* **Aim**:
Restate each line of the listing exactly, without carrying over any pictures.

* **Records**:
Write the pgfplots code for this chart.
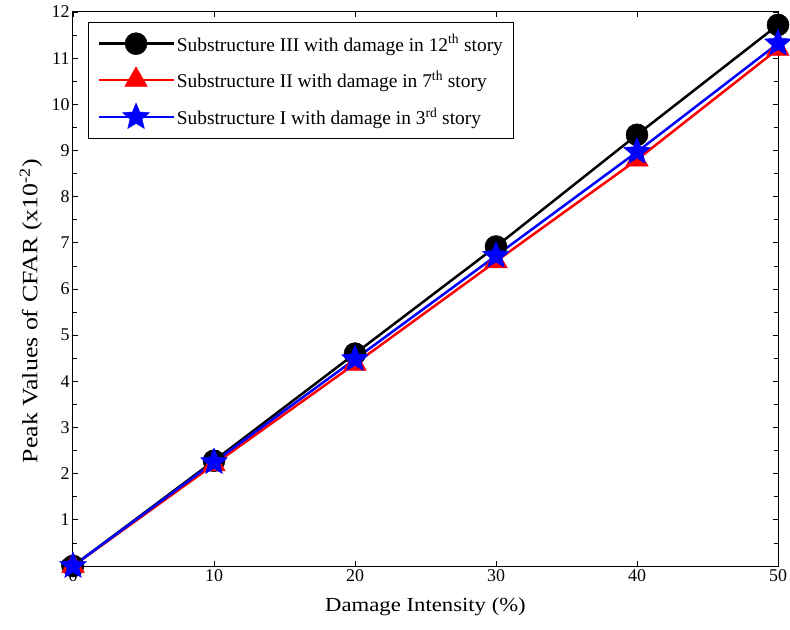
\documentclass[border=0pt]{standalone}
\usepackage{fontspec}
\setmainfont{Liberation Serif}
\newfontfamily\xlabfont[FakeStretch=1.14]{Liberation Serif}
\newfontfamily\ylabfont[FakeStretch=1.18]{Liberation Serif}
\usepackage{pgfplots}
\pgfplotsset{compat=1.18}

% filled five-pointed star
\pgfdeclareplotmark{fstar}{%
  \pgfpathmoveto{\pgfpointpolar{90}{\pgfplotmarksize}}%
  \foreach \k in {1,...,4}{%
    \pgfpathlineto{\pgfpointpolar{90+72*\k-36}{0.45\pgfplotmarksize}}%
    \pgfpathlineto{\pgfpointpolar{90+72*\k}{\pgfplotmarksize}}%
  }%
  \pgfpathlineto{\pgfpointpolar{54}{0.45\pgfplotmarksize}}%
  \pgfpathclose
  \pgfusepathqfillstroke}

\begin{document}
\begin{tikzpicture}
  \begin{axis}[
    name=ax,
    scale only axis,
    width=705bp, height=554bp,
    xmin=0, xmax=50, ymin=0, ymax=12,
    xtick={0,10,...,50},
    ytick={0,1,...,12},
    minor y tick num=1,
    tick align=inside,
    major tick length=5bp,
    minor tick length=4bp,
    tick style={black, line width=0.8bp},
    axis line style={line width=1bp},
    xlabel={\xlabfont Damage Intensity (\%)},
    ylabel={\ylabfont Peak Values of CFAR (x10\textsuperscript{-2})},
    /pgf/number format/assume math mode=true,
    tick label style={font=\fontsize{18}{21}\selectfont},
    xlabel style={font=\fontsize{20}{24}\selectfont,
      at={(axis description cs:0.5,-0.074)}, anchor=center},
    ylabel style={font=\fontsize{22}{26}\selectfont,
      at={(axis description cs:-0.0596,0.46)}, anchor=center},
    clip=false,
    legend cell align=left,
    legend style={
      at={(0.021,0.982)}, anchor=north west,
      draw=black, line width=1bp,
      font=\fontsize{19.5}{23}\selectfont,
      row sep=12bp, inner xsep=9bp, inner ysep=10bp,
      /tikz/every even column/.append style={column sep=4bp}},
    legend image code/.code={
      \draw[mark repeat=2,mark phase=2,#1]
        plot coordinates {(0bp,0bp) (37.5bp,0bp) (75bp,0bp)};},
  ]
    \addplot[black, line width=2.5bp, mark=*, mark size=11bp,
      mark options={solid, fill=black, line width=0.5bp}]
      coordinates {(0,0) (10,2.28) (20,4.60) (30,6.92) (40,9.34) (50,11.72)};
    \addlegendentry{Substructure III with damage in 12\textsuperscript{th} story}

    \addplot[red, line width=2.5bp, mark=triangle*, mark size=13bp,
      mark options={solid, fill=red, line width=0.5bp}]
      coordinates {(0,0) (10,2.20) (20,4.38) (30,6.60) (40,8.80) (50,11.20)};
    \addlegendentry{Substructure II with damage in 7\textsuperscript{th} story}

    \addplot[blue, line width=2.5bp, mark=fstar, mark size=14bp,
      mark options={solid, fill=blue, line width=0.5bp}]
      coordinates {(0,0) (10,2.25) (20,4.48) (30,6.72) (40,8.97) (50,11.32)};
    \addlegendentry{Substructure I with damage in 3\textsuperscript{rd} story}
  \end{axis}
  \pgfresetboundingbox
  \path ([xshift=-73bp,yshift=-64bp]ax.south west)
    rectangle ([xshift=12bp,yshift=12bp]ax.north east);
\end{tikzpicture}
\end{document}
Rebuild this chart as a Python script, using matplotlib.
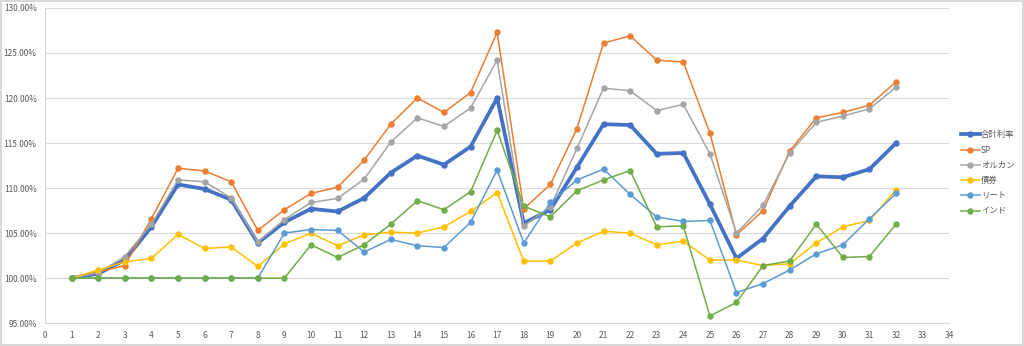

* **Answer to the exercise**:
Write the pgfplots code for this chart.
\documentclass[border=0pt]{standalone}
\usepackage{fontspec}
\setmainfont{Liberation Serif}
\newfontfamily\xlabfont[FakeStretch=1.14]{Liberation Serif}
\newfontfamily\ylabfont[FakeStretch=1.18]{Liberation Serif}
\usepackage{pgfplots}
\pgfplotsset{compat=1.18}

% filled five-pointed star
\pgfdeclareplotmark{fstar}{%
  \pgfpathmoveto{\pgfpointpolar{90}{\pgfplotmarksize}}%
  \foreach \k in {1,...,4}{%
    \pgfpathlineto{\pgfpointpolar{90+72*\k-36}{0.45\pgfplotmarksize}}%
    \pgfpathlineto{\pgfpointpolar{90+72*\k}{\pgfplotmarksize}}%
  }%
  \pgfpathlineto{\pgfpointpolar{54}{0.45\pgfplotmarksize}}%
  \pgfpathclose
  \pgfusepathqfillstroke}

\begin{document}
\begin{tikzpicture}
  \begin{axis}[
    name=ax,
    scale only axis,
    width=705bp, height=554bp,
    xmin=0, xmax=50, ymin=0, ymax=12,
    xtick={0,10,...,50},
    ytick={0,1,...,12},
    minor y tick num=1,
    tick align=inside,
    major tick length=5bp,
    minor tick length=4bp,
    tick style={black, line width=0.8bp},
    axis line style={line width=1bp},
    xlabel={\xlabfont Damage Intensity (\%)},
    ylabel={\ylabfont Peak Values of CFAR (x10\textsuperscript{-2})},
    /pgf/number format/assume math mode=true,
    tick label style={font=\fontsize{18}{21}\selectfont},
    xlabel style={font=\fontsize{20}{24}\selectfont,
      at={(axis description cs:0.5,-0.074)}, anchor=center},
    ylabel style={font=\fontsize{22}{26}\selectfont,
      at={(axis description cs:-0.0596,0.46)}, anchor=center},
    clip=false,
    legend cell align=left,
    legend style={
      at={(0.021,0.982)}, anchor=north west,
      draw=black, line width=1bp,
      font=\fontsize{19.5}{23}\selectfont,
      row sep=12bp, inner xsep=9bp, inner ysep=10bp,
      /tikz/every even column/.append style={column sep=4bp}},
    legend image code/.code={
      \draw[mark repeat=2,mark phase=2,#1]
        plot coordinates {(0bp,0bp) (37.5bp,0bp) (75bp,0bp)};},
  ]
    \addplot[black, line width=2.5bp, mark=*, mark size=11bp,
      mark options={solid, fill=black, line width=0.5bp}]
      coordinates {(0,0) (10,2.28) (20,4.60) (30,6.92) (40,9.34) (50,11.72)};
    \addlegendentry{Substructure III with damage in 12\textsuperscript{th} story}

    \addplot[red, line width=2.5bp, mark=triangle*, mark size=13bp,
      mark options={solid, fill=red, line width=0.5bp}]
      coordinates {(0,0) (10,2.20) (20,4.38) (30,6.60) (40,8.80) (50,11.20)};
    \addlegendentry{Substructure II with damage in 7\textsuperscript{th} story}

    \addplot[blue, line width=2.5bp, mark=fstar, mark size=14bp,
      mark options={solid, fill=blue, line width=0.5bp}]
      coordinates {(0,0) (10,2.25) (20,4.48) (30,6.72) (40,8.97) (50,11.32)};
    \addlegendentry{Substructure I with damage in 3\textsuperscript{rd} story}
  \end{axis}
  \pgfresetboundingbox
  \path ([xshift=-73bp,yshift=-64bp]ax.south west)
    rectangle ([xshift=12bp,yshift=12bp]ax.north east);
\end{tikzpicture}
\end{document}
Rebuild this chart as a Python script, using matplotlib.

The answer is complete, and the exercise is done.